Another personality I have come to feel kindred to is "The Sharer." She's the one who feels the need to discuss, either with you or with another employee in front of you, the drama which is going on among the staff. She'll either talk to said fellow employee, talk to herself, or tell you directly how she feels about whatever injustice is going on.
"I swear. Some people. She thinks just because she's pregnant, she should get extra smoke breaks. Well, I've been here since four and I'm taking my break whether she likes it or not. My feet swell too!"

Sometimes she complains about the customer who was ahead of you. "Some people can be so bitchy, you know? I tried to tell her she can't purchase a six pack with her W.I.C. card but she got all pissed off about it. Whatever. They gotta pay me more than seven bucks an hour to put up with that shit. Did you find everything alright today, hon?"

One of the best personalities, however, is "The Manager." This name gets quotations because so many times you'll find a manager who does not really know how to manage. They have the keys to all the registers and they know how to fill out all the paperwork and to tell the employess when to take their breaks but beyond that, they're at a loss. As for professional communication skills, well really you're just asking too much. Take today for instance. I went to Wal Mart Express Tire and Lube to get my oil changed. During the "express" hour that I waited for them to get started on my car, a very disgruntled man wearing a red plaid flannel shirt and work boots came tearing into the customer service area yelling about the tires on his truck.

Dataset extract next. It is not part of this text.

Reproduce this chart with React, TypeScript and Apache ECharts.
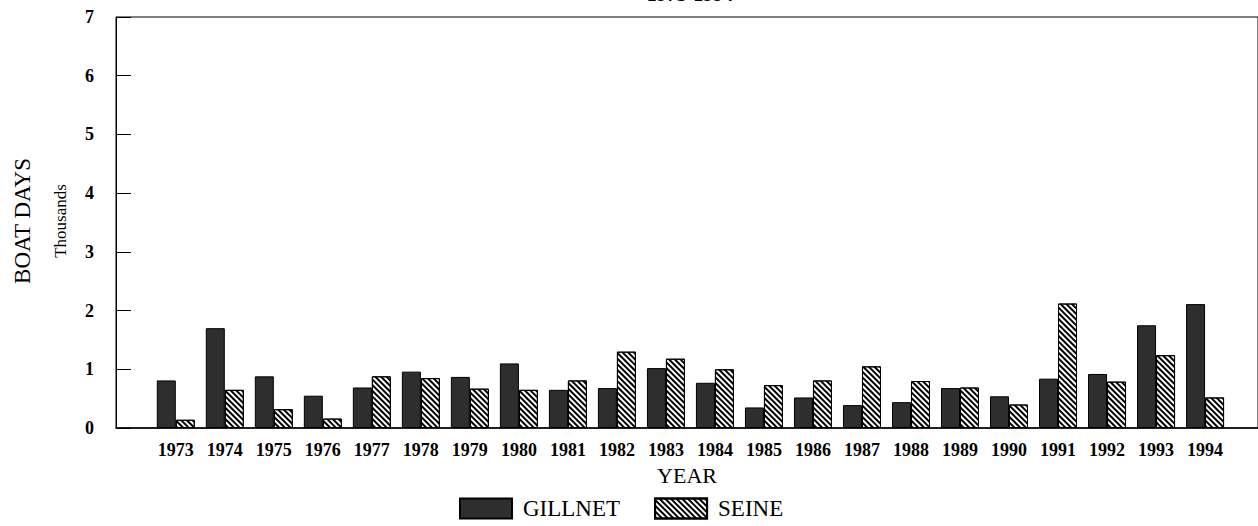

He flung his arms around and raised hell, apparently because he was disputing the tread measurements on his tires for an inpsection. The employee doing the inspection claimed they were too low and would not pass. He adamently disagreed. Finally, a "manager" came over to intervene. After about a few minutes of trying to explain the law and the rule for tire tread, the irate man caused the manager to blow. Within five minutes the two of them were in each other's faces, pointing fingers and screaming at each other.

"You watch your mouth sir!" said "manager."
"They do not need to be replaced, they're just low!" said irate man.
"Sir do not talk to me that way! I'm the manager!"
"I'll talk to you anyway I want and don't point your finger in my face!"
"Get out!"
"You touched my face! I'm calling the cops!"

You can guess how this episode ended. After the irate man was "managed," two police cars showed up, statements were taken, the irate man was banned from Wal Mart and "manager" stood outside smoking cigarettes and discussing his side of the story with other employees for about twenty minutes.

Again, if you're on a budget, as so many of us are these days, go to Wal Mart, not necessarily because they're prices are so low, but because it is the cheapest form of entertainment you will find and its unque cultural quality is unsurpassed.

Thursday, April 16, 2009

Turds in a Circle

The other day, I was walking Maggie and Mandie on our daily route through the neighborhood. Now, people acquire dogs for a lot of reasons. They're man's best friend, a robber's worst enemy....I originally got my girls to fill some need to have something to love and care for. I never anticipated the comic relief they would give to me. As we walked down the street at our usual stop-and-go gait, Mandie paused for the fiftieth time. She sniffed the grass, pivoted a few times--- once left, twice right---and then curled her butt up underneath her until she resembled a hedgehog. This is the dance. The poop dance.

The problem is, my girls have doggie ADD. A good dump requires focus, meditation if you will. But at the slightest bark off in the distance, Maggie and Mandie are railing in a chaotic bark-at-the-wind style. "Where is it coming from?" They seem to say frantically. "I don't know but we must sound the alarms until we nail the sucker!" This is what took place in the middle of her crap, disrupting the ritual. Mandie continued to pooh but pivoted in a full circle as she did so, all while raising her head to the sky and barking out in protest of the mysterious culprit.

When she finished, she walked away from what resulted as a miniature turd Stonehenge. Staring at this sculpture in amazement, I found myself almost proud. I never have a camera when I need one! My dog is an artist! Mandie continued to bark in her broken record, medium tempo as she kicked back her legs, spraying Turdhenge with a grass storm. Meanwhile Maggie inspected Turdhenge, obviously for its authenticity, and then we moved on down the road.

When we got back to the house, Chris was making dinner. The girls raced into the house to check on his progress. He was making spaghetti. As the girls begged and danced around his feet, he reached into the pot and pulled out two wiggly noodles. He placed the sticky pasta in their hair on the sides of their heads.

Both of them furiously threw their heads to the side trying to grab the noodle dangling off their ears. And each time the noodle flung simultaneously in the same direction. Looking like two dogs with the same nervous tick, they persistently chased the noodle that swung towards their face and then away, just out of reach of their mouths. As we hollered in laughter at this ridiculous display, the two continued to chase their prey.

Eventually, Mandie, the one who would be thrilled to be fed 24 hours intravenously, got wise and decided to go after Maggie's noodle. She waited for it to swing toward her and then she snapped at it like a crocodile. Once she caught it, she began to tug at it, jerking Maggie's head to the side. By this time the noodle was wrapped up in Maggie's hair and it looked like Mandie might take her ear along with her noodle. Chris was on the floor. When Maggie got over the shock of what was happening to her head, she realized that this strategy was much more effective and she went after Mandie's noodle. The two of them were intertwined like two mating eagles, tugging and nibbling on each other's heads. They turned slowly, choreographing their moves so that each could get substantial bits of the furry pasta.

Finally, the episode was over and the noodles were sufficiently retreived from their heads. Chris and I filled our plates and went off to battle the ravenous beasts as we guarded our dinner. Art, dinner and a show all in one evening. Who knew we would be leading such rich lives?